Occupy MN is a thriving local business
These people have actual American money.
Occupy Minnesota, now approaching the three-week mark, has released its finances in the name of transparency. As it turns out, the protesters have actually pulled in a decent, five-figured amount -- certainly enough to keep a public protest rolling for a little while.
Occupy MN is also doing a very strange thing, which experts speculate is a good way to handle investments: They're spending a lot less than they take in. Now, if Occupy MN had just taught the rest of us how to do that, we wouldn't be in this situation in the first place.
According to yesterday's release, Occupy MN took in $12,481 in donation money in its first week. Of that, $5,750 was spent on expenses like food, tech equipment, sanitation and medical costs. At that rate of raising and spending, Occupy MN could be in this thing for the long haul.

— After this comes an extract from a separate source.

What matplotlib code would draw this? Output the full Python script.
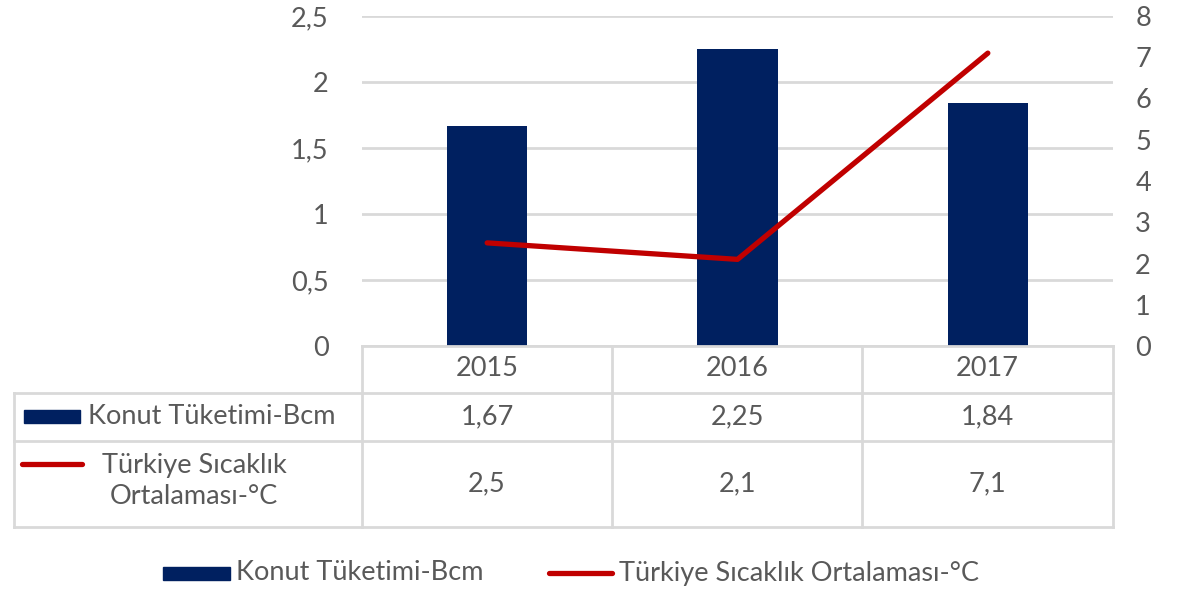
import numpy as np
import matplotlib.pyplot as plt
from matplotlib.lines import Line2D
from matplotlib.patches import Rectangle

# data
years = ['2015', '2016', '2017']
konut = [1.67, 2.25, 1.84]
sicaklik = [2.5, 2.1, 7.1]
bar_label = 'Konut Tüketimi-Bcm'
line_label = 'Türkiye Sıcaklık Ortalaması-°C'

navy = '#002060'
red = '#C00000'
grid_c = '#d9d9d9'
txt_c = '#595959'
plt.rcParams['font.family'] = ['Lato', 'DejaVu Sans']

W, H = 1178, 591
fig = plt.figure(figsize=(W / 100, H / 100), dpi=100)


def fx(x):
    return x / W


def fy(y):
    return 1 - y / H


ax = fig.add_axes([fx(362), fy(346), fx(1113) - fx(362), fy(16) - fy(346)])
x = np.arange(len(years))
ax.bar(x, konut, width=0.32, color=navy, zorder=3)
ax.set_xlim(-0.5, len(years) - 0.5)
ax.set_ylim(0, 2.5)
ax.set_yticks(np.arange(0, 2.51, 0.5))
ax.set_yticklabels(['0', '0,5', '1', '1,5', '2', '2,5'])
ax.set_xticks([])
ax.grid(axis='y', color=grid_c, lw=2, zorder=0)
for s in ax.spines.values():
    s.set_visible(False)
fs = 19.5
ax.tick_params(axis='y', length=0, pad=24, labelsize=fs, labelcolor=txt_c)

ax2 = ax.twinx()
ax2.plot(x, sicaklik, color=red, lw=3.8, solid_capstyle='round', zorder=4)
ax2.set_ylim(0, 8)
ax2.set_yticks(range(0, 9))
for s in ax2.spines.values():
    s.set_visible(False)
ax2.tick_params(axis='y', length=0, pad=16, labelsize=fs, labelcolor=txt_c)

# data table
cols = [362, 612, 862, 1113]
rows = [346, 393, 441, 527]
lw = 2
fig.add_artist(Line2D([fx(362), fx(1113)], [fy(346), fy(346)], color=grid_c, lw=lw))
for yy in rows[1:]:
    fig.add_artist(Line2D([fx(14), fx(1113)], [fy(yy), fy(yy)], color=grid_c, lw=lw))
for xx in cols:
    fig.add_artist(Line2D([fx(xx), fx(xx)], [fy(346), fy(527)], color=grid_c, lw=lw))
fig.add_artist(Line2D([fx(14), fx(14)], [fy(393), fy(527)], color=grid_c, lw=lw))

for i, yr in enumerate(years):
    cx = (cols[i] + cols[i + 1]) / 2
    fig.text(fx(cx), fy(369), yr, ha='center', va='center', fontsize=fs, color=txt_c)
    fig.text(fx(cx), fy(417), f'{konut[i]:.2f}'.replace('.', ','), ha='center', va='center',
             fontsize=fs, color=txt_c)
    fig.text(fx(cx), fy(484), f'{sicaklik[i]:.1f}'.replace('.', ','), ha='center', va='center',
             fontsize=fs, color=txt_c)

# legend keys in table
fig.add_artist(Rectangle((fx(24), fy(423)), fx(80) - fx(24), fy(410) - fy(423), color=navy))
fig.text(fx(88), fy(417), bar_label, ha='left', va='center', fontsize=fs, color=txt_c)
fig.add_artist(Line2D([fx(22), fx(82)], [fy(464), fy(464)], color=red, lw=3.8,
                      solid_capstyle='round'))
fig.text(fx(194), fy(481), 'Türkiye Sıcaklık\nOrtalaması-°C', ha='center', va='center',
         fontsize=fs, color=txt_c, linespacing=1.25)

# bottom legend
fig.add_artist(Rectangle((fx(163), fy(580)), fx(230) - fx(163), fy(567) - fy(580), color=navy))
fig.text(fx(236), fy(573), bar_label, ha='left', va='center', fontsize=fs, color=txt_c)
fig.add_artist(Line2D([fx(549), fx(612)], [fy(573), fy(573)], color=red, lw=3.8,
                      solid_capstyle='round'))
fig.text(fx(619), fy(573), line_label, ha='left', va='center', fontsize=fs, color=txt_c)

fig.savefig('out.png', dpi=100)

Okay, wait -- now can we see a detailed explanation of what U.S. Bank's revenue and expenses look like? No? All right then, let's stick with the protesters for now.
Admittedly, Occupy MN's finances, as uploaded to GoogleDocs, are something of a simplified version, and perhaps not ready to be sent to the accountants. But, if it's accepted that the large numbers are correct, things look rather promising for a continued occupation.
Hey, could you teach the banks how to handle money?
According to their own figures, Occupy MN had more than $1,600 in start-up cash before they even started the protest. (This, also, could be a lesson to American businesses -- notice how they didn't begin the protest on credit, and assume they'd just find money later.) In each of the first two official days of the occupation at the Hennepin County Government Center Plaza, or the "People's Plaza," Occupy MN pulled in more than $2,000 in donations.
Donations tapered off a bit after that: On the seventh day of Occupy MN, the protesters only collected $488. Even still, with the minimalist spending the group reported, that money will last a while.
The largest expenses reported are for "Livestream: Equipment and Access," meaning internet costs, and "Sanitation/Biffs," a reference to the portable restrooms in use by the protesters. That cost rang up at $2,000 in the first week. But that's more than twice the amount the group spent on food, which is reported as only $900 -- for an entire week!
Not only do the Occupy MN protesters have their finances in order, but they're not even overeating like the rest of us. Nor are they shoveling money out the door at an unsustainable rate.
Teach us your ways, Occupy MN, and we shall follow you into the cold autumn night.